Copy, from the entries below, each line in which the string "this" appears.

> GIVEN ENTRIES
● ● ● ●

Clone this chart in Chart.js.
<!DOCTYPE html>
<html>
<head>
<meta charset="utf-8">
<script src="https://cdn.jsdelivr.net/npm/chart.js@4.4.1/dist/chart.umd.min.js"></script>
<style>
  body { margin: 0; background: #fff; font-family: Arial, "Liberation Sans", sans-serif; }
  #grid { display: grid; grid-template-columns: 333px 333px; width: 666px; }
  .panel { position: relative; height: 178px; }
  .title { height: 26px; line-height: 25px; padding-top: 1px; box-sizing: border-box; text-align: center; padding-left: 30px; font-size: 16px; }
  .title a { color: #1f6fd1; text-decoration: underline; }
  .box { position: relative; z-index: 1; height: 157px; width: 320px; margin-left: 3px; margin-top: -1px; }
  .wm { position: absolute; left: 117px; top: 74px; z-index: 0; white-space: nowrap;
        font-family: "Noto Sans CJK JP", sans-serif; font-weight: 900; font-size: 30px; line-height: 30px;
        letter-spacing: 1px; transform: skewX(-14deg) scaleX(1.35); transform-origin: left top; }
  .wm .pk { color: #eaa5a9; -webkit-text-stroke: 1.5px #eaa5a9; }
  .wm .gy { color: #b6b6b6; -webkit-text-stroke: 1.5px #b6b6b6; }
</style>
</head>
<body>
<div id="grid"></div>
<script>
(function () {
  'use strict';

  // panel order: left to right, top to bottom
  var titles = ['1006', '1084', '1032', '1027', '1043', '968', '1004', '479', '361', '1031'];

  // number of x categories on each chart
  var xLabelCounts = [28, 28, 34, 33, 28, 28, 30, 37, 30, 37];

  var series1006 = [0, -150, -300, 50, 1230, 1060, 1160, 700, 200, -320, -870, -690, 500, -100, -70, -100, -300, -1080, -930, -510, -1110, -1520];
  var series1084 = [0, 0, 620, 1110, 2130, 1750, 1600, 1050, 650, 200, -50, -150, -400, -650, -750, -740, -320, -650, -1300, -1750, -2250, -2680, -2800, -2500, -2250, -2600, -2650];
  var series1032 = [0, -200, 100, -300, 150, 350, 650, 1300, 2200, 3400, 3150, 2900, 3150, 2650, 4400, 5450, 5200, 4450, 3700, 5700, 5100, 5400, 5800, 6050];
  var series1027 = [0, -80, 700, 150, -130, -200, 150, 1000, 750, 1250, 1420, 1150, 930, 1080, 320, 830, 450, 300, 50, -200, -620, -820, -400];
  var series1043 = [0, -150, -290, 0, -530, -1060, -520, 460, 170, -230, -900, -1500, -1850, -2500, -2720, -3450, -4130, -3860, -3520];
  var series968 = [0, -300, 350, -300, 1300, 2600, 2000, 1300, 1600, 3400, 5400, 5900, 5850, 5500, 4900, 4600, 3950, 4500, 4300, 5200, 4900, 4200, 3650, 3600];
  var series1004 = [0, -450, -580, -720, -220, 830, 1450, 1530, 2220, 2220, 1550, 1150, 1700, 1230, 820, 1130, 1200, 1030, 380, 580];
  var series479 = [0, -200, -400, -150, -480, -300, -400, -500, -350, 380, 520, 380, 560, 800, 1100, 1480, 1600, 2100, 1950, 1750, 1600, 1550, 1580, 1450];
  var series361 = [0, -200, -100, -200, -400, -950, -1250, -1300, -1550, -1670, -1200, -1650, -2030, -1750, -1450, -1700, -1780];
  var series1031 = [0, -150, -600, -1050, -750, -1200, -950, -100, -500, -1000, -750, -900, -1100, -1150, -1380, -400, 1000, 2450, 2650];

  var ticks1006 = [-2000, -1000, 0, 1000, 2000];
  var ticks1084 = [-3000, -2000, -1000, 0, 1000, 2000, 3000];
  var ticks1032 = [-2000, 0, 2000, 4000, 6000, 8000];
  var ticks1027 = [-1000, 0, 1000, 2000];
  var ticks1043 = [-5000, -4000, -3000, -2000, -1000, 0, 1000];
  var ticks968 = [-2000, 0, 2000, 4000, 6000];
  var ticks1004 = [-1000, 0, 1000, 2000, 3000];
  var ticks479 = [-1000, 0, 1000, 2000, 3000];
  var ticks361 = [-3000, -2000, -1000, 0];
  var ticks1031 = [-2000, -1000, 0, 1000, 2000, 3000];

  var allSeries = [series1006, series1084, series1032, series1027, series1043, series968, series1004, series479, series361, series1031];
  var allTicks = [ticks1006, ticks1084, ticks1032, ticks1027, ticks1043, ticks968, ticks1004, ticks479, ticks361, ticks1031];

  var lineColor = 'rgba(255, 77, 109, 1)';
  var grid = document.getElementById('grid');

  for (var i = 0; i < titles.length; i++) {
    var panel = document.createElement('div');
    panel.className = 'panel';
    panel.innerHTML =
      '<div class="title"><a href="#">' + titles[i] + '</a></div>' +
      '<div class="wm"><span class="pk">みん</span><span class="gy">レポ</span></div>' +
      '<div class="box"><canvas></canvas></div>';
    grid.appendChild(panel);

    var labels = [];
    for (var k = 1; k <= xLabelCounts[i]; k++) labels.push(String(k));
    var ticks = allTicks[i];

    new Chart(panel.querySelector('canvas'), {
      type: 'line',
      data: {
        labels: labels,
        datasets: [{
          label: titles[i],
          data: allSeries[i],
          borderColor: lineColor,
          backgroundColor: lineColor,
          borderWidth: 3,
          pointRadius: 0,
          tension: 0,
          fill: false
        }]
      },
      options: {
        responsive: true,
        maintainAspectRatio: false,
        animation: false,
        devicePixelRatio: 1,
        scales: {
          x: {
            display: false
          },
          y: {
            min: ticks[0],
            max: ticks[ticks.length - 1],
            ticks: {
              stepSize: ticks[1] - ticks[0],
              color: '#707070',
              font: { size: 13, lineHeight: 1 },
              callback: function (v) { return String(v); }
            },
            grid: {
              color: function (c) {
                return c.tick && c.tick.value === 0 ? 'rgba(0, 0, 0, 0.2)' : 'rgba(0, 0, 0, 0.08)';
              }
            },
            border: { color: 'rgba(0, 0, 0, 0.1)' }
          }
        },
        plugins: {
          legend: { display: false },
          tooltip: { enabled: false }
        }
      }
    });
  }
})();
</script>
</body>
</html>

● ● ● ●

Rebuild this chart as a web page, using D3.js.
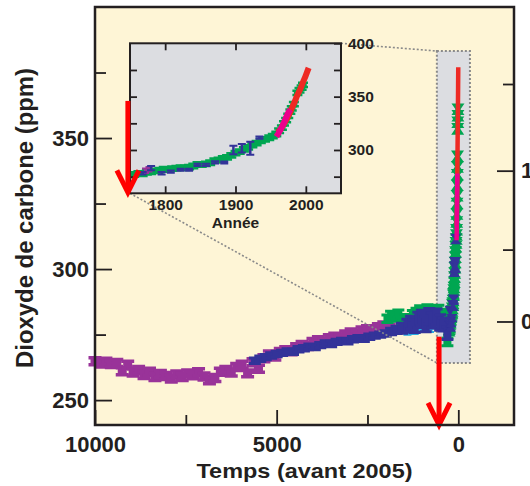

● ● ● ●

> SOLUTION BELOW
Clone this chart in Chart.js.
Rebuild this chart as a web page, using D3.js.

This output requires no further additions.